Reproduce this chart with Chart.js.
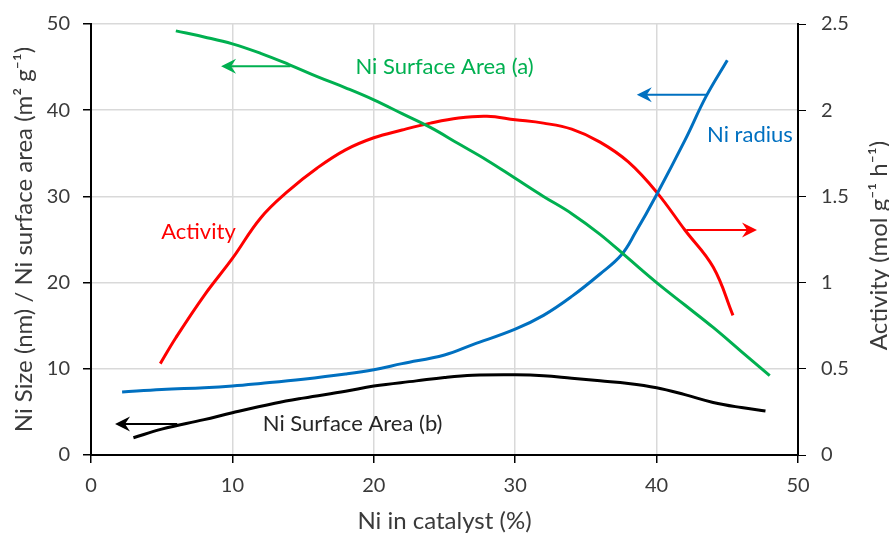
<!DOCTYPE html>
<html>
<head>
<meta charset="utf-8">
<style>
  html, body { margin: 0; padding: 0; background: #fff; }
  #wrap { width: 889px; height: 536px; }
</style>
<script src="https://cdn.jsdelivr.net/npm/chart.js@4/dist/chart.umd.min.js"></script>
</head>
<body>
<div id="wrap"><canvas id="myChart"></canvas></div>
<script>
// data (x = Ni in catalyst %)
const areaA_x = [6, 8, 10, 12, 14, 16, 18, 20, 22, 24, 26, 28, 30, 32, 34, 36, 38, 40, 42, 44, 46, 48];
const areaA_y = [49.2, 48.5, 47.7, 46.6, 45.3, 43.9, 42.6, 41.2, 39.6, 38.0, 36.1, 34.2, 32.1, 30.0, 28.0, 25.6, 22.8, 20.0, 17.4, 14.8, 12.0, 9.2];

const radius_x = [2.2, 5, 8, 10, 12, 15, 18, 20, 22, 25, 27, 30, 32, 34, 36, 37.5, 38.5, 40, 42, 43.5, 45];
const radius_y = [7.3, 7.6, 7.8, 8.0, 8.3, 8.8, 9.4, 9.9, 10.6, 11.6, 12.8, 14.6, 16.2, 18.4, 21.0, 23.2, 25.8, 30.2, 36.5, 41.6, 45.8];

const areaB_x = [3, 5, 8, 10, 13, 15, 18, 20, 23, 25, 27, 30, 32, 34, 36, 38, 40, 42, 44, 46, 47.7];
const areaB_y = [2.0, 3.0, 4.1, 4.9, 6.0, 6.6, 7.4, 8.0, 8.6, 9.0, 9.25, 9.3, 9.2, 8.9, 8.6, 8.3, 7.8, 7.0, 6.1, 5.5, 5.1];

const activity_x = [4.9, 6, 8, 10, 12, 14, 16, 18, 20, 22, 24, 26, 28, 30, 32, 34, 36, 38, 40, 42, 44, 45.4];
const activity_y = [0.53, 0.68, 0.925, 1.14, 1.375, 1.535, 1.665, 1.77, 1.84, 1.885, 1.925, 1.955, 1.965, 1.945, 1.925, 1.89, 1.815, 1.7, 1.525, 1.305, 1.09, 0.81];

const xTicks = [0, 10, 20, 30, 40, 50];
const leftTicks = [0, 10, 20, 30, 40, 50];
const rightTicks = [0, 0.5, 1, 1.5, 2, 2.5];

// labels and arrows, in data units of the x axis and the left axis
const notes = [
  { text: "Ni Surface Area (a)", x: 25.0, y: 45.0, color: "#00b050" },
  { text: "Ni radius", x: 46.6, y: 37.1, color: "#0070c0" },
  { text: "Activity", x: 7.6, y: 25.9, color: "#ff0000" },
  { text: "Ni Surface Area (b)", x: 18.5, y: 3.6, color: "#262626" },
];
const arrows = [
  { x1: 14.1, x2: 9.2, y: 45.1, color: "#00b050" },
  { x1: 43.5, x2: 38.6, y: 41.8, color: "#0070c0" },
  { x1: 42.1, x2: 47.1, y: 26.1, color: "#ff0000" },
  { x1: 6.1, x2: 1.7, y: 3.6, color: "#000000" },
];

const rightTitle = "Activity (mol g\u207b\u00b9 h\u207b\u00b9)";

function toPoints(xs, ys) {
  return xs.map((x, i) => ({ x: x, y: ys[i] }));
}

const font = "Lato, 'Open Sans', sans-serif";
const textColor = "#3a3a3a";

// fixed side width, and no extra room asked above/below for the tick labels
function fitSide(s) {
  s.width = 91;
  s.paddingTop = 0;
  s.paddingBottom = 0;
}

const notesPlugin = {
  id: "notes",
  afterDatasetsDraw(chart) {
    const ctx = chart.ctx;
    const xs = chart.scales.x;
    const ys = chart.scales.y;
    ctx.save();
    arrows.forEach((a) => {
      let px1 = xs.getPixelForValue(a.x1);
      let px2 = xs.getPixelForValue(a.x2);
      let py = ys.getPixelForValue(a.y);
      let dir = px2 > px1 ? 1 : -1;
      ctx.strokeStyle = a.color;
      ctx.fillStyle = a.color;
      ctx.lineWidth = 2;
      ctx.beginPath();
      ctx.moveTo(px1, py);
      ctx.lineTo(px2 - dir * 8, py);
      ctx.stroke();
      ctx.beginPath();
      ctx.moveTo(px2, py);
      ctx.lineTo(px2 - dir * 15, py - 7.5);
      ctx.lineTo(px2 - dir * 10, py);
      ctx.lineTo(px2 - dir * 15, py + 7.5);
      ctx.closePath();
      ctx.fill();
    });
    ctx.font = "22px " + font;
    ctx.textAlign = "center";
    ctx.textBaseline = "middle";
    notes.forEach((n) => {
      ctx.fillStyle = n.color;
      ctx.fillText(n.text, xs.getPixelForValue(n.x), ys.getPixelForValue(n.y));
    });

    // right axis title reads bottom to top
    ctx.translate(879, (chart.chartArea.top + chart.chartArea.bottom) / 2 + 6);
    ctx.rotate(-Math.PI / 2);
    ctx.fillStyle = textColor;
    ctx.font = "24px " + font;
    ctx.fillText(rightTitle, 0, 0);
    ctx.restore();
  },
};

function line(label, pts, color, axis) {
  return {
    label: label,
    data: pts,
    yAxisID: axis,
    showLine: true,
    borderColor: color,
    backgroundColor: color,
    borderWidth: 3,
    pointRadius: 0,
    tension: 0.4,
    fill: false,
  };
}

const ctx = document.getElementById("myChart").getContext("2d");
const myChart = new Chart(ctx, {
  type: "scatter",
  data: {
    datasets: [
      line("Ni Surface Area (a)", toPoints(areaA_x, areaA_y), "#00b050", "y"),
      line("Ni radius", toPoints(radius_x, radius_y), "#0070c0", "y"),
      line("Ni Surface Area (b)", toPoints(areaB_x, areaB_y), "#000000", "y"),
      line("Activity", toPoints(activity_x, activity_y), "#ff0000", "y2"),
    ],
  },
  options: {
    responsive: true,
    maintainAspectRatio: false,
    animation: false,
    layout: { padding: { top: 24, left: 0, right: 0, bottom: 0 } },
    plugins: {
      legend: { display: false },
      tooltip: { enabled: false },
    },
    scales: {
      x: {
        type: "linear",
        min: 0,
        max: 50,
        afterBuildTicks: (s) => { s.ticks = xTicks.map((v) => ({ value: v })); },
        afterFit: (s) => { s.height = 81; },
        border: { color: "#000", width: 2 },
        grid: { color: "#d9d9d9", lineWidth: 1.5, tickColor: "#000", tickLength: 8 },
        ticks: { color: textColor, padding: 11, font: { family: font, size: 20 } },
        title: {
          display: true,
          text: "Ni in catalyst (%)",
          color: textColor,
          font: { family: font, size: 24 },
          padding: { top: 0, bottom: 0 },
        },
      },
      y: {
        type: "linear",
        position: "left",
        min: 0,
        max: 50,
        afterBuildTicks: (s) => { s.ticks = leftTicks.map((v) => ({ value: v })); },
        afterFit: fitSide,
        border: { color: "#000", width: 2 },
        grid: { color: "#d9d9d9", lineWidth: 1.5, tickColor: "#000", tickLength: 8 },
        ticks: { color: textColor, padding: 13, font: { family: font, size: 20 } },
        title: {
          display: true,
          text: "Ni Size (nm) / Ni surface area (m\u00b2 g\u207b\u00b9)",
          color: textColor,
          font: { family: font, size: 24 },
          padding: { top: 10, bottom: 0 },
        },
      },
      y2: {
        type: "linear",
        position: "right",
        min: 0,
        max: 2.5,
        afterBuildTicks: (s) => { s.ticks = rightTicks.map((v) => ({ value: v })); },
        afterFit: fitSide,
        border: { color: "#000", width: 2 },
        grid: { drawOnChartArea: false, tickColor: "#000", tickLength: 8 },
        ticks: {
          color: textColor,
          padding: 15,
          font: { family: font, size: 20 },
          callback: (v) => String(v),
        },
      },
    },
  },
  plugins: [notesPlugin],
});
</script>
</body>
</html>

::::::::

### [Work to do]
Quote the full listing above word for word; exclude every picture from the copy.

### [Final result]
Reproduce this chart with Chart.js.
<!DOCTYPE html>
<html>
<head>
<meta charset="utf-8">
<style>
  html, body { margin: 0; padding: 0; background: #fff; }
  #wrap { width: 889px; height: 536px; }
</style>
<script src="https://cdn.jsdelivr.net/npm/chart.js@4/dist/chart.umd.min.js"></script>
</head>
<body>
<div id="wrap"><canvas id="myChart"></canvas></div>
<script>
// data (x = Ni in catalyst %)
const areaA_x = [6, 8, 10, 12, 14, 16, 18, 20, 22, 24, 26, 28, 30, 32, 34, 36, 38, 40, 42, 44, 46, 48];
const areaA_y = [49.2, 48.5, 47.7, 46.6, 45.3, 43.9, 42.6, 41.2, 39.6, 38.0, 36.1, 34.2, 32.1, 30.0, 28.0, 25.6, 22.8, 20.0, 17.4, 14.8, 12.0, 9.2];

const radius_x = [2.2, 5, 8, 10, 12, 15, 18, 20, 22, 25, 27, 30, 32, 34, 36, 37.5, 38.5, 40, 42, 43.5, 45];
const radius_y = [7.3, 7.6, 7.8, 8.0, 8.3, 8.8, 9.4, 9.9, 10.6, 11.6, 12.8, 14.6, 16.2, 18.4, 21.0, 23.2, 25.8, 30.2, 36.5, 41.6, 45.8];

const areaB_x = [3, 5, 8, 10, 13, 15, 18, 20, 23, 25, 27, 30, 32, 34, 36, 38, 40, 42, 44, 46, 47.7];
const areaB_y = [2.0, 3.0, 4.1, 4.9, 6.0, 6.6, 7.4, 8.0, 8.6, 9.0, 9.25, 9.3, 9.2, 8.9, 8.6, 8.3, 7.8, 7.0, 6.1, 5.5, 5.1];

const activity_x = [4.9, 6, 8, 10, 12, 14, 16, 18, 20, 22, 24, 26, 28, 30, 32, 34, 36, 38, 40, 42, 44, 45.4];
const activity_y = [0.53, 0.68, 0.925, 1.14, 1.375, 1.535, 1.665, 1.77, 1.84, 1.885, 1.925, 1.955, 1.965, 1.945, 1.925, 1.89, 1.815, 1.7, 1.525, 1.305, 1.09, 0.81];

const xTicks = [0, 10, 20, 30, 40, 50];
const leftTicks = [0, 10, 20, 30, 40, 50];
const rightTicks = [0, 0.5, 1, 1.5, 2, 2.5];

// labels and arrows, in data units of the x axis and the left axis
const notes = [
  { text: "Ni Surface Area (a)", x: 25.0, y: 45.0, color: "#00b050" },
  { text: "Ni radius", x: 46.6, y: 37.1, color: "#0070c0" },
  { text: "Activity", x: 7.6, y: 25.9, color: "#ff0000" },
  { text: "Ni Surface Area (b)", x: 18.5, y: 3.6, color: "#262626" },
];
const arrows = [
  { x1: 14.1, x2: 9.2, y: 45.1, color: "#00b050" },
  { x1: 43.5, x2: 38.6, y: 41.8, color: "#0070c0" },
  { x1: 42.1, x2: 47.1, y: 26.1, color: "#ff0000" },
  { x1: 6.1, x2: 1.7, y: 3.6, color: "#000000" },
];

const rightTitle = "Activity (mol g\u207b\u00b9 h\u207b\u00b9)";

function toPoints(xs, ys) {
  return xs.map((x, i) => ({ x: x, y: ys[i] }));
}

const font = "Lato, 'Open Sans', sans-serif";
const textColor = "#3a3a3a";

// fixed side width, and no extra room asked above/below for the tick labels
function fitSide(s) {
  s.width = 91;
  s.paddingTop = 0;
  s.paddingBottom = 0;
}

const notesPlugin = {
  id: "notes",
  afterDatasetsDraw(chart) {
    const ctx = chart.ctx;
    const xs = chart.scales.x;
    const ys = chart.scales.y;
    ctx.save();
    arrows.forEach((a) => {
      let px1 = xs.getPixelForValue(a.x1);
      let px2 = xs.getPixelForValue(a.x2);
      let py = ys.getPixelForValue(a.y);
      let dir = px2 > px1 ? 1 : -1;
      ctx.strokeStyle = a.color;
      ctx.fillStyle = a.color;
      ctx.lineWidth = 2;
      ctx.beginPath();
      ctx.moveTo(px1, py);
      ctx.lineTo(px2 - dir * 8, py);
      ctx.stroke();
      ctx.beginPath();
      ctx.moveTo(px2, py);
      ctx.lineTo(px2 - dir * 15, py - 7.5);
      ctx.lineTo(px2 - dir * 10, py);
      ctx.lineTo(px2 - dir * 15, py + 7.5);
      ctx.closePath();
      ctx.fill();
    });
    ctx.font = "22px " + font;
    ctx.textAlign = "center";
    ctx.textBaseline = "middle";
    notes.forEach((n) => {
      ctx.fillStyle = n.color;
      ctx.fillText(n.text, xs.getPixelForValue(n.x), ys.getPixelForValue(n.y));
    });

    // right axis title reads bottom to top
    ctx.translate(879, (chart.chartArea.top + chart.chartArea.bottom) / 2 + 6);
    ctx.rotate(-Math.PI / 2);
    ctx.fillStyle = textColor;
    ctx.font = "24px " + font;
    ctx.fillText(rightTitle, 0, 0);
    ctx.restore();
  },
};

function line(label, pts, color, axis) {
  return {
    label: label,
    data: pts,
    yAxisID: axis,
    showLine: true,
    borderColor: color,
    backgroundColor: color,
    borderWidth: 3,
    pointRadius: 0,
    tension: 0.4,
    fill: false,
  };
}

const ctx = document.getElementById("myChart").getContext("2d");
const myChart = new Chart(ctx, {
  type: "scatter",
  data: {
    datasets: [
      line("Ni Surface Area (a)", toPoints(areaA_x, areaA_y), "#00b050", "y"),
      line("Ni radius", toPoints(radius_x, radius_y), "#0070c0", "y"),
      line("Ni Surface Area (b)", toPoints(areaB_x, areaB_y), "#000000", "y"),
      line("Activity", toPoints(activity_x, activity_y), "#ff0000", "y2"),
    ],
  },
  options: {
    responsive: true,
    maintainAspectRatio: false,
    animation: false,
    layout: { padding: { top: 24, left: 0, right: 0, bottom: 0 } },
    plugins: {
      legend: { display: false },
      tooltip: { enabled: false },
    },
    scales: {
      x: {
        type: "linear",
        min: 0,
        max: 50,
        afterBuildTicks: (s) => { s.ticks = xTicks.map((v) => ({ value: v })); },
        afterFit: (s) => { s.height = 81; },
        border: { color: "#000", width: 2 },
        grid: { color: "#d9d9d9", lineWidth: 1.5, tickColor: "#000", tickLength: 8 },
        ticks: { color: textColor, padding: 11, font: { family: font, size: 20 } },
        title: {
          display: true,
          text: "Ni in catalyst (%)",
          color: textColor,
          font: { family: font, size: 24 },
          padding: { top: 0, bottom: 0 },
        },
      },
      y: {
        type: "linear",
        position: "left",
        min: 0,
        max: 50,
        afterBuildTicks: (s) => { s.ticks = leftTicks.map((v) => ({ value: v })); },
        afterFit: fitSide,
        border: { color: "#000", width: 2 },
        grid: { color: "#d9d9d9", lineWidth: 1.5, tickColor: "#000", tickLength: 8 },
        ticks: { color: textColor, padding: 13, font: { family: font, size: 20 } },
        title: {
          display: true,
          text: "Ni Size (nm) / Ni surface area (m\u00b2 g\u207b\u00b9)",
          color: textColor,
          font: { family: font, size: 24 },
          padding: { top: 10, bottom: 0 },
        },
      },
      y2: {
        type: "linear",
        position: "right",
        min: 0,
        max: 2.5,
        afterBuildTicks: (s) => { s.ticks = rightTicks.map((v) => ({ value: v })); },
        afterFit: fitSide,
        border: { color: "#000", width: 2 },
        grid: { drawOnChartArea: false, tickColor: "#000", tickLength: 8 },
        ticks: {
          color: textColor,
          padding: 15,
          font: { family: font, size: 20 },
          callback: (v) => String(v),
        },
      },
    },
  },
  plugins: [notesPlugin],
});
</script>
</body>
</html>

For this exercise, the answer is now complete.